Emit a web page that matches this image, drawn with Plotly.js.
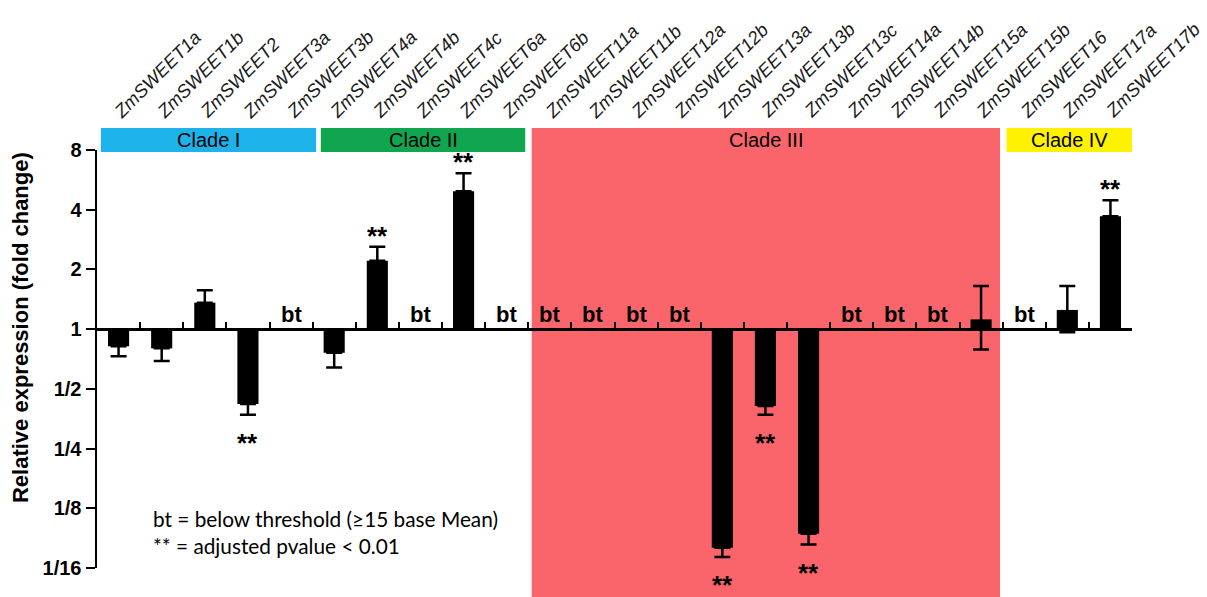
<!DOCTYPE html>
<html>
<head>
<meta charset="utf-8">
<script src="https://cdn.plot.ly/plotly-3.0.1.min.js"></script>
<style>html,body{margin:0;padding:0;background:#fff;}#chart{width:1207px;height:597px;}</style>
</head>
<body>
<div id="chart"></div>
<script>
// ---- data ----
const genes = ["ZmSWEET1a","ZmSWEET1b","ZmSWEET2","ZmSWEET3a","ZmSWEET3b","ZmSWEET4a","ZmSWEET4b","ZmSWEET4c","ZmSWEET6a","ZmSWEET6b","ZmSWEET11a","ZmSWEET11b","ZmSWEET12a","ZmSWEET12b","ZmSWEET13a","ZmSWEET13b","ZmSWEET13c","ZmSWEET14a","ZmSWEET14b","ZmSWEET15a","ZmSWEET15b","ZmSWEET16","ZmSWEET17a","ZmSWEET17b"];
// fold change (null = below threshold, "bt")
const foldChange = [0.82,0.80,1.36,0.42,null,0.76,2.21,null,4.96,null,null,null,null,null,0.079,0.41,0.093,null,null,null,1.12,null,1.25,3.71];
// whisker ends (fold change)
const whiskerHigh = [null,null,1.57,null,null,null,2.60,null,6.10,null,null,null,null,null,null,null,null,null,null,null,1.65,null,1.65,4.47];
const whiskerLow  = [0.73,0.69,null,0.37,null,0.64,null,null,null,null,null,null,null,null,0.071,0.37,0.082,null,null,null,0.79,null,0.965,null];
const significant = [false,false,false,true,false,false,true,false,true,false,false,false,false,false,true,true,true,false,false,false,false,false,false,true];
const cladeNames  = ["Clade I","Clade II","Clade III","Clade IV"];
const cladeFirst  = ["ZmSWEET1a","ZmSWEET4a","ZmSWEET11a","ZmSWEET16"];
const cladeLast   = ["ZmSWEET3b","ZmSWEET6b","ZmSWEET15b","ZmSWEET17b"];
const yTickVals = [3,2,1,0,-1,-2,-3,-4];
const yTickText = ["8","4","2","1","1/2","1/4","1/8","1/16"];
const legendLines = ["bt = below threshold (\u226515 base Mean)","** = adjusted pvalue < 0.01"];

// ---- styles ----
const cladeStyle = [
  {color:"#1db3ea", pad0:0.41, pad1:0.58, tall:false},
  {color:"#10a650", pad0:0.31, pad1:0.43, tall:false},
  {color:"#f9656b", pad0:0.42, pad1:0.44, tall:true},
  {color:"#fff200", pad0:0.41, pad1:0.53, tall:false}
];

// ---- derived ----
const log2 = v => (v === null ? null : Math.log2(v));
const yVals = foldChange.map(log2);
const errPlus = foldChange.map((v,i)=> (v!==null && whiskerHigh[i]!==null) ? Math.log2(whiskerHigh[i]) - Math.log2(v) : 0);
const errMinus = foldChange.map((v,i)=> (v!==null && whiskerLow[i]!==null) ? Math.log2(v) - Math.log2(whiskerLow[i]) : 0);

const trace = {
  type:"bar", x:genes, y:yVals, width:0.49,
  marker:{color:"#000"},
  error_y:{type:"data", symmetric:false, array:errPlus, arrayminus:errMinus, color:"#000", thickness:2.5, width:8},
  hoverinfo:"skip"
};

const Y_MIN=-4, Y_MAX=3;
const idx = g => genes.indexOf(g);

const shapes = [];
const annotations = [];
cladeNames.forEach((name,k)=>{
  const s = cladeStyle[k];
  const x0 = idx(cladeFirst[k]) - s.pad0, x1 = idx(cladeLast[k]) + s.pad1;
  shapes.push({type:"rect", xref:"x", yref:"paper", x0:x0, x1:x1,
    y0: s.tall ? -0.075 : 0.9952, y1: 1.0526, fillcolor:s.color, line:{width:0}, layer:"below"});
  annotations.push({xref:"x", yref:"paper", x:(x0+x1)/2, y:1.0235,
    text:name, showarrow:false, xanchor:"center", yanchor:"middle",
    font:{family:"Arial, Liberation Sans", size:20, color:"#000"}});
});

genes.forEach((g,i)=>{
  annotations.push({xref:"x", yref:"paper", x:i, y:1.06, xshift:-12, text:g, showarrow:false,
    textangle:-45, xanchor:"left", yanchor:"bottom",
    font:{family:"Arial, Liberation Sans", size:18.5, color:"#1a1a1a", style:"italic"}});
  if (foldChange[i] === null) {
    annotations.push({xref:"x", yref:"y", x:i, y:0, yshift:0, text:"bt", showarrow:false,
      xanchor:"center", yanchor:"bottom", font:{family:"Arial, Liberation Sans", size:22, color:"#000", weight:"bold"}});
  }
  if (significant[i]) {
    const up = foldChange[i] > 1;
    const yEnd = up ? Math.log2(whiskerHigh[i]) : Math.log2(whiskerLow[i]);
    annotations.push({xref:"x", yref:"y", x:i, y:yEnd, yshift: up ? 28 : -11, text:"**", showarrow:false,
      xanchor:"center", yanchor:"top", valign:"top", height:20,
      font:{family:"Arial, Liberation Sans", size:26, color:"#000", weight:"bold"}});
  }
});

annotations.push({xref:"paper", yref:"paper", x:-0.074, y:0.575, text:"Relative expression (fold change)",
  textangle:-90, showarrow:false, xanchor:"center", yanchor:"middle",
  font:{family:"Arial, Liberation Sans", size:22, color:"#000", weight:"bold"}});
annotations.push({xref:"paper", yref:"paper", x:0.052, y:0.153, text:legendLines.join("<br>"),
  showarrow:false, xanchor:"left", yanchor:"top", align:"left",
  font:{family:"Lato, Open Sans", size:20.8, color:"#000"}});

const layout = {
  width:1207, height:597, autosize:false,
  margin:{l:97, r:75, t:150, b:29, pad:0},
  paper_bgcolor:"#fff", plot_bgcolor:"rgba(0,0,0,0)",
  showlegend:false,
  xaxis:{type:"category", range:[-0.5, genes.length-0.5], anchor:"free", position:(0-Y_MIN)/(Y_MAX-Y_MIN),
    showline:true, linecolor:"#000", linewidth:2.5, ticks:"inside", tickson:"boundaries", ticklen:6, tickwidth:2,
    tickcolor:"#000", showticklabels:false, showgrid:false, zeroline:false, fixedrange:true},
  yaxis:{range:[Y_MIN, Y_MAX], tickvals:yTickVals, ticktext:yTickText, showline:true, linecolor:"#000", linewidth:2.5,
    ticks:"outside", ticklen:9, tickwidth:2, tickcolor:"#000", showgrid:false, zeroline:false,
    tickfont:{family:"Arial, Liberation Sans", size:20, color:"#000", weight:"bold"}, fixedrange:true},
  shapes:shapes, annotations:annotations
};

Plotly.newPlot("chart", [trace], layout, {displayModeBar:false, staticPlot:true});
</script>
</body>
</html>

Stated exercise
Each line of the data is to be duplicated exactly; pictures stay out of the copy.

Task answer
Emit a web page that matches this image, drawn with Plotly.js.
<!DOCTYPE html>
<html>
<head>
<meta charset="utf-8">
<script src="https://cdn.plot.ly/plotly-3.0.1.min.js"></script>
<style>html,body{margin:0;padding:0;background:#fff;}#chart{width:1207px;height:597px;}</style>
</head>
<body>
<div id="chart"></div>
<script>
// ---- data ----
const genes = ["ZmSWEET1a","ZmSWEET1b","ZmSWEET2","ZmSWEET3a","ZmSWEET3b","ZmSWEET4a","ZmSWEET4b","ZmSWEET4c","ZmSWEET6a","ZmSWEET6b","ZmSWEET11a","ZmSWEET11b","ZmSWEET12a","ZmSWEET12b","ZmSWEET13a","ZmSWEET13b","ZmSWEET13c","ZmSWEET14a","ZmSWEET14b","ZmSWEET15a","ZmSWEET15b","ZmSWEET16","ZmSWEET17a","ZmSWEET17b"];
// fold change (null = below threshold, "bt")
const foldChange = [0.82,0.80,1.36,0.42,null,0.76,2.21,null,4.96,null,null,null,null,null,0.079,0.41,0.093,null,null,null,1.12,null,1.25,3.71];
// whisker ends (fold change)
const whiskerHigh = [null,null,1.57,null,null,null,2.60,null,6.10,null,null,null,null,null,null,null,null,null,null,null,1.65,null,1.65,4.47];
const whiskerLow  = [0.73,0.69,null,0.37,null,0.64,null,null,null,null,null,null,null,null,0.071,0.37,0.082,null,null,null,0.79,null,0.965,null];
const significant = [false,false,false,true,false,false,true,false,true,false,false,false,false,false,true,true,true,false,false,false,false,false,false,true];
const cladeNames  = ["Clade I","Clade II","Clade III","Clade IV"];
const cladeFirst  = ["ZmSWEET1a","ZmSWEET4a","ZmSWEET11a","ZmSWEET16"];
const cladeLast   = ["ZmSWEET3b","ZmSWEET6b","ZmSWEET15b","ZmSWEET17b"];
const yTickVals = [3,2,1,0,-1,-2,-3,-4];
const yTickText = ["8","4","2","1","1/2","1/4","1/8","1/16"];
const legendLines = ["bt = below threshold (\u226515 base Mean)","** = adjusted pvalue < 0.01"];

// ---- styles ----
const cladeStyle = [
  {color:"#1db3ea", pad0:0.41, pad1:0.58, tall:false},
  {color:"#10a650", pad0:0.31, pad1:0.43, tall:false},
  {color:"#f9656b", pad0:0.42, pad1:0.44, tall:true},
  {color:"#fff200", pad0:0.41, pad1:0.53, tall:false}
];

// ---- derived ----
const log2 = v => (v === null ? null : Math.log2(v));
const yVals = foldChange.map(log2);
const errPlus = foldChange.map((v,i)=> (v!==null && whiskerHigh[i]!==null) ? Math.log2(whiskerHigh[i]) - Math.log2(v) : 0);
const errMinus = foldChange.map((v,i)=> (v!==null && whiskerLow[i]!==null) ? Math.log2(v) - Math.log2(whiskerLow[i]) : 0);

const trace = {
  type:"bar", x:genes, y:yVals, width:0.49,
  marker:{color:"#000"},
  error_y:{type:"data", symmetric:false, array:errPlus, arrayminus:errMinus, color:"#000", thickness:2.5, width:8},
  hoverinfo:"skip"
};

const Y_MIN=-4, Y_MAX=3;
const idx = g => genes.indexOf(g);

const shapes = [];
const annotations = [];
cladeNames.forEach((name,k)=>{
  const s = cladeStyle[k];
  const x0 = idx(cladeFirst[k]) - s.pad0, x1 = idx(cladeLast[k]) + s.pad1;
  shapes.push({type:"rect", xref:"x", yref:"paper", x0:x0, x1:x1,
    y0: s.tall ? -0.075 : 0.9952, y1: 1.0526, fillcolor:s.color, line:{width:0}, layer:"below"});
  annotations.push({xref:"x", yref:"paper", x:(x0+x1)/2, y:1.0235,
    text:name, showarrow:false, xanchor:"center", yanchor:"middle",
    font:{family:"Arial, Liberation Sans", size:20, color:"#000"}});
});

genes.forEach((g,i)=>{
  annotations.push({xref:"x", yref:"paper", x:i, y:1.06, xshift:-12, text:g, showarrow:false,
    textangle:-45, xanchor:"left", yanchor:"bottom",
    font:{family:"Arial, Liberation Sans", size:18.5, color:"#1a1a1a", style:"italic"}});
  if (foldChange[i] === null) {
    annotations.push({xref:"x", yref:"y", x:i, y:0, yshift:0, text:"bt", showarrow:false,
      xanchor:"center", yanchor:"bottom", font:{family:"Arial, Liberation Sans", size:22, color:"#000", weight:"bold"}});
  }
  if (significant[i]) {
    const up = foldChange[i] > 1;
    const yEnd = up ? Math.log2(whiskerHigh[i]) : Math.log2(whiskerLow[i]);
    annotations.push({xref:"x", yref:"y", x:i, y:yEnd, yshift: up ? 28 : -11, text:"**", showarrow:false,
      xanchor:"center", yanchor:"top", valign:"top", height:20,
      font:{family:"Arial, Liberation Sans", size:26, color:"#000", weight:"bold"}});
  }
});

annotations.push({xref:"paper", yref:"paper", x:-0.074, y:0.575, text:"Relative expression (fold change)",
  textangle:-90, showarrow:false, xanchor:"center", yanchor:"middle",
  font:{family:"Arial, Liberation Sans", size:22, color:"#000", weight:"bold"}});
annotations.push({xref:"paper", yref:"paper", x:0.052, y:0.153, text:legendLines.join("<br>"),
  showarrow:false, xanchor:"left", yanchor:"top", align:"left",
  font:{family:"Lato, Open Sans", size:20.8, color:"#000"}});

const layout = {
  width:1207, height:597, autosize:false,
  margin:{l:97, r:75, t:150, b:29, pad:0},
  paper_bgcolor:"#fff", plot_bgcolor:"rgba(0,0,0,0)",
  showlegend:false,
  xaxis:{type:"category", range:[-0.5, genes.length-0.5], anchor:"free", position:(0-Y_MIN)/(Y_MAX-Y_MIN),
    showline:true, linecolor:"#000", linewidth:2.5, ticks:"inside", tickson:"boundaries", ticklen:6, tickwidth:2,
    tickcolor:"#000", showticklabels:false, showgrid:false, zeroline:false, fixedrange:true},
  yaxis:{range:[Y_MIN, Y_MAX], tickvals:yTickVals, ticktext:yTickText, showline:true, linecolor:"#000", linewidth:2.5,
    ticks:"outside", ticklen:9, tickwidth:2, tickcolor:"#000", showgrid:false, zeroline:false,
    tickfont:{family:"Arial, Liberation Sans", size:20, color:"#000", weight:"bold"}, fixedrange:true},
  shapes:shapes, annotations:annotations
};

Plotly.newPlot("chart", [trace], layout, {displayModeBar:false, staticPlot:true});
</script>
</body>
</html>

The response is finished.